Web Photo Gallery created by the Friends of Liverpool Monuments. The information and some of the images are taken from a publication ‘The Oratory, St James’s Cemetery Liverpool’, written by Joseph Sharples in 1991, produced by: Board of Trustees of the National Museums & Galleries on Merseyside. Most of the images taken by Pat Neill. © 2009 FOLM
The
Nicholson Family
Chantrey was the most popular and successful of 19th-century British sculptors, admired both for his portrait busts and his monuments. He believed in studying directly from nature rather than from ancient Greek and Roman sculpture, and his treatment of flesh, hair and clothing is often strikingly naturalistic. William Nicholson (d.1832) lived at Springfield House in Everton, at a time when that district was still an area of prosperous mansions and villas. He is shown leaning against an urn, mourning the death of his six children.
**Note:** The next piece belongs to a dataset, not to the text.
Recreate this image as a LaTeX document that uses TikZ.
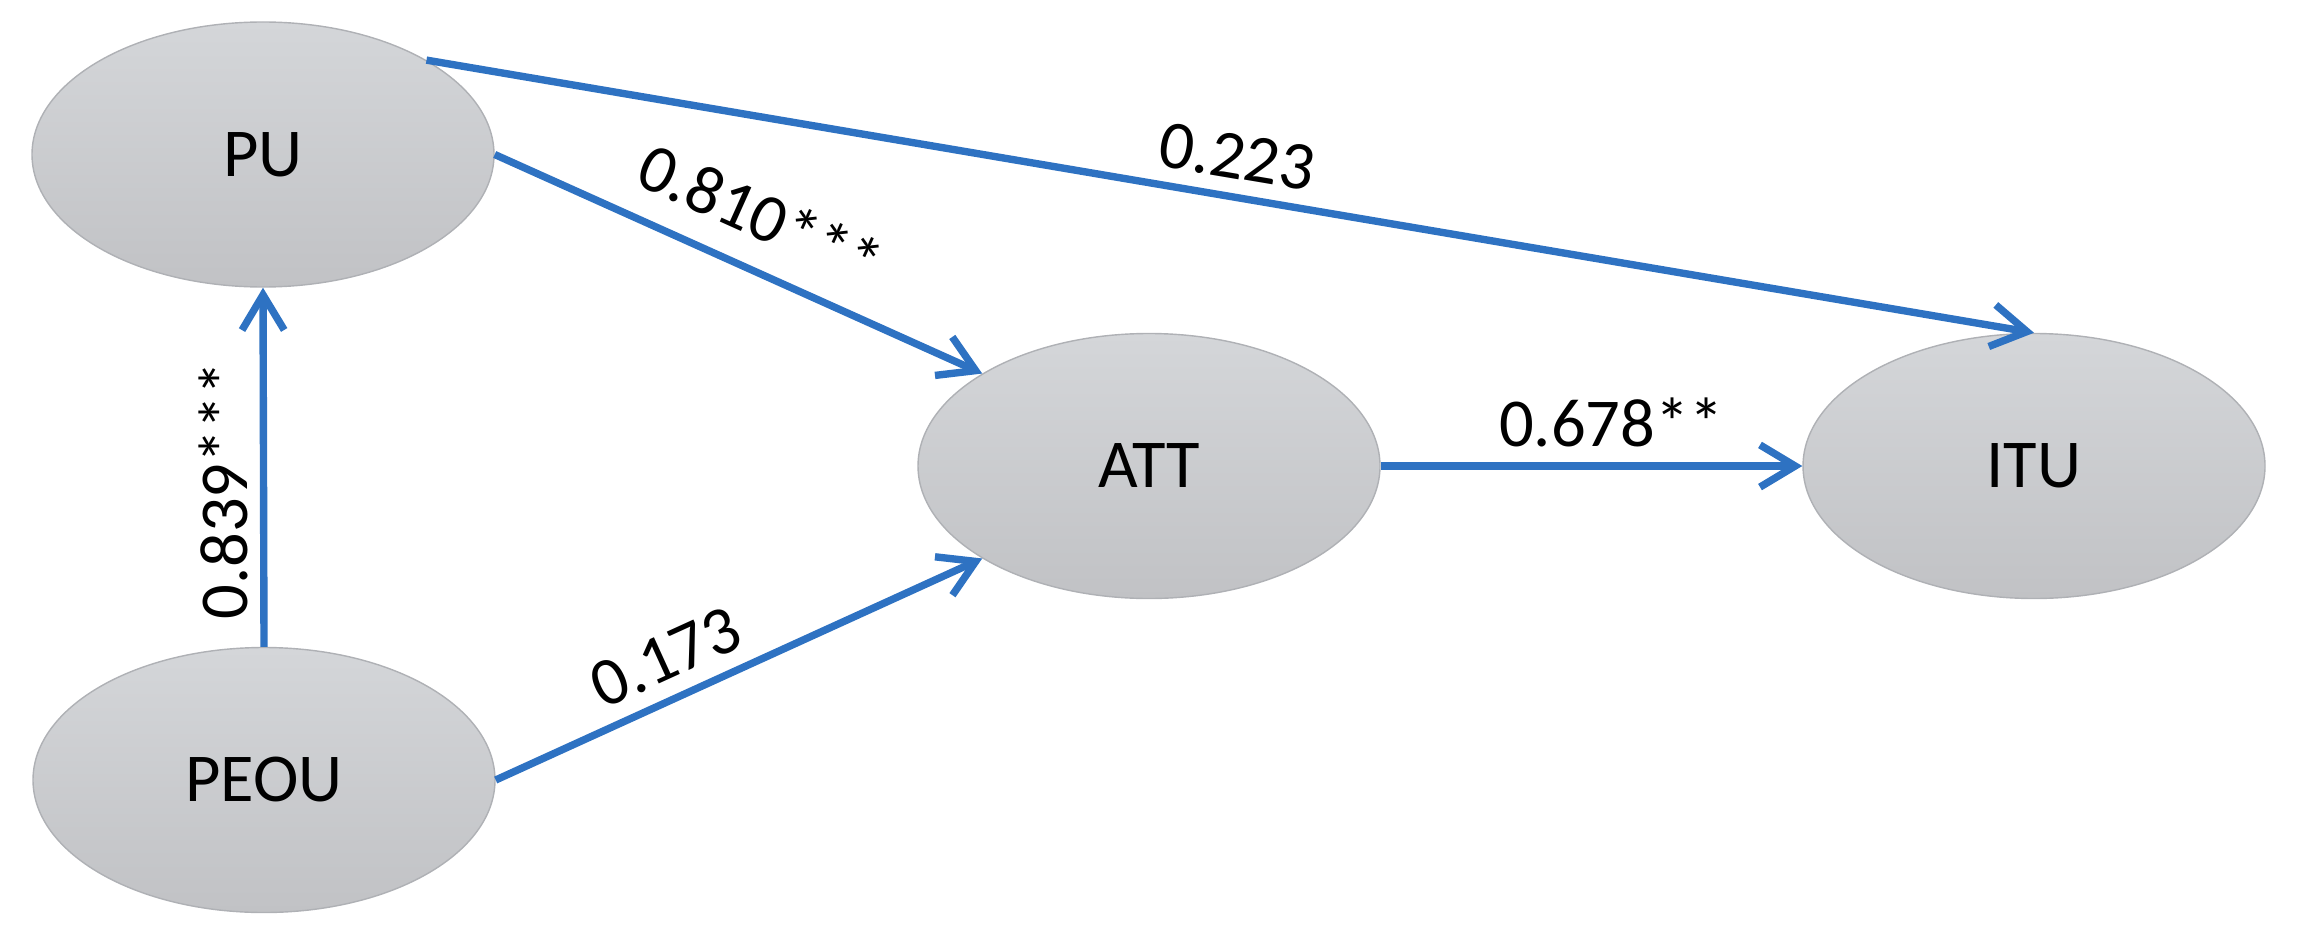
\documentclass[tikz,border=0pt]{standalone}
\usepackage{fontspec}
\setmainfont{Carlito}
\usetikzlibrary{shapes.geometric,arrows.meta}
\definecolor{arrowblue}{RGB}{46,114,194}
\definecolor{elltop}{RGB}{212,214,217}
\definecolor{ellbot}{RGB}{193,194,197}
\definecolor{ellline}{RGB}{175,177,181}
\tikzset{
  construct/.style={ellipse, minimum width=4.62cm, minimum height=2.65cm, inner sep=0pt,
    top color=elltop, bottom color=ellbot, draw=ellline, line width=0.4pt,
    font=\fontsize{19.5}{23}\selectfont},
  link/.style={draw=arrowblue, line width=2.1pt,
    -{Straight Barb[length=10pt,width=12pt,line width=2.1pt]}},
  coef/.style={font=\fontsize{19.5}{23}\selectfont, sloped, inner sep=1pt},
  coefv/.style={font=\fontsize{19.5}{23}\selectfont, rotate=90, anchor=south,
    inner sep=0pt, outer sep=4.3pt}
}
\begin{document}
\begin{tikzpicture}
\useasboundingbox (0,0) rectangle (23.13,-9.5);
\node[construct] (pu)   at (2.63,-1.545) {PU};
\node[construct] (peou) at (2.64,-7.80) {PEOU};
\node[construct] (att)  at (11.49,-4.66) {ATT};
\node[construct] (itu)  at (20.34,-4.66) {ITU};

\draw[link] (pu.30) -- node[coef, pos=0.5, above=3pt] {0.223} (itu.north);
\draw[link] (pu.east) -- node[coef, pos=0.5, above=6.5pt] {0.810***} (att.151);
\draw[link] (peou.east) -- node[coef, pos=0.385, above=3.3pt] {0.173} (att.209);
\draw[link] (peou.north) -- node[coefv, pos=0.436] {0.839***} (pu.south);
\draw[link] (att.east) -- node[coef, pos=0.547, above=3.3pt] {0.678**} (itu.west);
\end{tikzpicture}
\end{document}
The suggestion of deep sorrow in the man's pose is made more touching by the fact that his face is hidden, but in this Chantrey was perhaps making a virtue of necessity: Nicholson himself died in June 1832, only four months after ordering his children's monument, and the sculptor may well have missed the opportunity to record his features from life. At first sight the kneeling female figure might be taken for William's wife, Hannah, but in view of her youth and her idealised features she is more probably a symbolic representation of "Grief" or "Resignation". Chantrey reproduced exactly the same figure on his monument to Sir Richard Bickerton (also dated 1834) in Bath Abbey; such duplication was not an uncommon practice at this date. Here the figure holds a broken lily, a popular emblem on 19th-century monuments, signifying youthful innocence cut off in the bloom of life.